The “boom and bust” drilling cycle adds to uncertainty for local government and businesses, as well as social disruption. A few folks will make money, but a larger number will bear the costs of gas development.
North Carolina has been lucky — our historic ban of horizontal drilling and our long commitment to protect groundwater as drinking water have given us time to think about the serious issues involved. Other states have been struggling to catch up with an industry drilling thousands of new wells each year.
Now, after the N.C. legislature has approved a budget that slashes our environmental agency, and a bill (S781) that will strangle future protective regulations, is not the time to even consider unleashing this industry in our state.
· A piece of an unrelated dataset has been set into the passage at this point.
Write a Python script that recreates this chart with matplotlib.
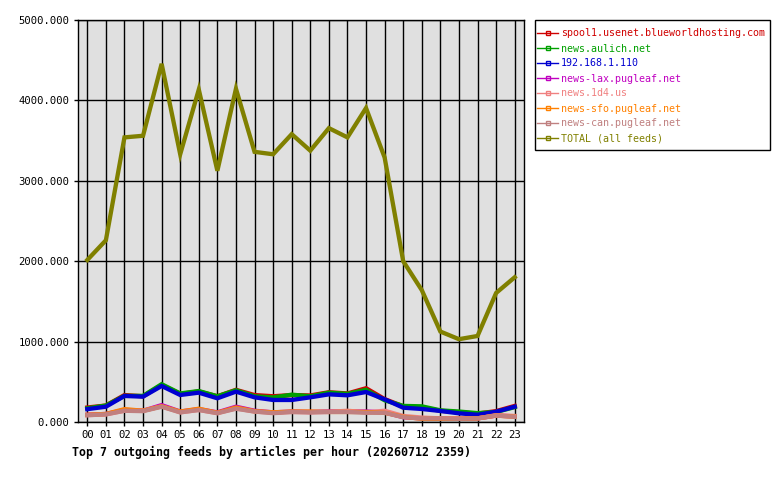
import matplotlib
matplotlib.use("Agg")
import matplotlib.pyplot as plt
from matplotlib.lines import Line2D
from matplotlib.patches import Rectangle

hours = ["00", "01", "02", "03", "04", "05", "06", "07", "08", "09", "10", "11",
         "12", "13", "14", "15", "16", "17", "18", "19", "20", "21", "22", "23"]

feed_names = ["spool1.usenet.blueworldhosting.com", "news.aulich.net", "192.168.1.110",
              "news-lax.pugleaf.net", "news.1d4.us", "news-sfo.pugleaf.net",
              "news-can.pugleaf.net", "TOTAL (all feeds)"]
feed_colors = ["#d00000", "#00a000", "#0000d0", "#c000c0", "#f08080", "#ff8000",
               "#c08080", "#808000"]

spool1 = [180, 205, 335, 320, 460, 350, 380, 320, 400, 335, 320, 335,
          330, 370, 355, 420, 285, 195, 180, 140, 120, 105, 135, 200]
aulich = [170, 205, 325, 325, 470, 355, 385, 320, 395, 320, 305, 340,
          320, 365, 350, 400, 270, 200, 195, 145, 130, 110, 125, 185]
local = [160, 190, 324, 315, 448, 336, 365, 295, 378, 307, 274, 274,
         307, 344, 332, 373, 282, 178, 162, 137, 108, 90, 128, 190]
lax = [90, 100, 150, 140, 210, 130, 160, 120, 190, 140, 120, 130,
       125, 130, 130, 130, 120, 60, 45, 45, 40, 45, 80, 70]
d4 = [85, 95, 140, 140, 195, 120, 150, 110, 170, 130, 115, 125,
      120, 125, 140, 120, 140, 75, 55, 45, 45, 45, 85, 75]
sfo = [90, 100, 160, 140, 195, 130, 165, 115, 180, 135, 120, 130,
       130, 125, 125, 125, 115, 65, 40, 40, 40, 45, 80, 65]
can = [85, 95, 140, 135, 190, 120, 150, 110, 165, 130, 110, 125,
       120, 125, 125, 115, 115, 60, 45, 45, 40, 45, 80, 65]
total = [2015, 2260, 3540, 3560, 4455, 3330, 4135, 3125, 4145, 3360, 3330, 3580,
         3375, 3655, 3540, 3905, 3290, 2000, 1640, 1125, 1030, 1070, 1605, 1800]

series = [spool1, aulich, local, lax, d4, sfo, can, total]

plt.rcParams['font.family'] = ['DejaVu Sans Mono']

fig = plt.figure(figsize=(7.8, 4.8), dpi=100)
ax = fig.add_axes([78 / 780, 58 / 480, 446 / 780, 402 / 480])
ax.set_facecolor("#e0e0e0")

x = list(range(len(hours)))
for vals, col in zip(series, feed_colors):
    ax.plot(x, vals, color=col, linewidth=3.1, solid_joinstyle="miter")

ax.set_xlim(-0.5, 23.5)
ax.set_ylim(0, 5000)
ax.set_xticks(x)
ax.set_xticklabels(hours)
ax.set_yticks([0, 1000, 2000, 3000, 4000, 5000])
ax.set_yticklabels(["%.3f" % v for v in [0, 1000, 2000, 3000, 4000, 5000]])
ax.tick_params(labelsize=7.6, length=3, width=1, color="black", pad=3)
ax.grid(True, color="black", linewidth=1)
ax.set_axisbelow(True)
for s in ax.spines.values():
    s.set_linewidth(1)

fig.text(72 / 780, 1 - 452 / 480, "Top 7 outgoing feeds by articles per hour (20260712 2359)",
         fontsize=8.4, fontweight="bold", va="center", ha="left")

# legend box drawn separately so the padding can differ per side
fig.add_artist(Rectangle((535 / 780, 1 - 150 / 480), 235 / 780, 130 / 480,
                         transform=fig.transFigure, fill=False,
                         edgecolor="black", linewidth=1))

handles = [Line2D([0], [0], color=c, linewidth=1, marker="s", markersize=2.5,
                  markerfacecolor="none", markeredgecolor=c) for c in feed_colors]
leg = ax.legend(handles, feed_names, loc="upper left",
                bbox_to_anchor=(537 / 780, 1 - 28.5 / 480), bbox_transform=fig.transFigure,
                fontsize=7.2, frameon=False, borderaxespad=0, borderpad=0,
                handlelength=2.1, handletextpad=0.3, labelspacing=0.5,
                labelcolor="linecolor")

fig.savefig("out.png", dpi=100)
Just this year, EPA began a study of impacts of fracking on drinking water. That study won’t be finished until 2014, but industry and some legislators think that a smaller state study due next May will be enough information to get North Carolina ready for a gas rush. We disagree strongly.
The gas industry is spending massively on major media, including TV and radio. We can expect to see a wave of campaign funding for North Carolina’s 2012 election. The public should be skeptical of information about the safety and contamination record of the industry from economically interested sources, whether drilling companies or landowner associations waiting eagerly for gas royalties. Look instead for information from independent investigators who won’t benefit financially.
Until we have clear examples of state regulatory programs, predictable geology and firm industry accountability that prevents accidents or contamination, with independent scientific confirmation, the industry and bad regulation have given us plenty of reasons not to believe.
Hope Taylor, a small dairy farmer in southern Granville County, serves as executive director of Clean Water for NC, a statewide environmental justice organization.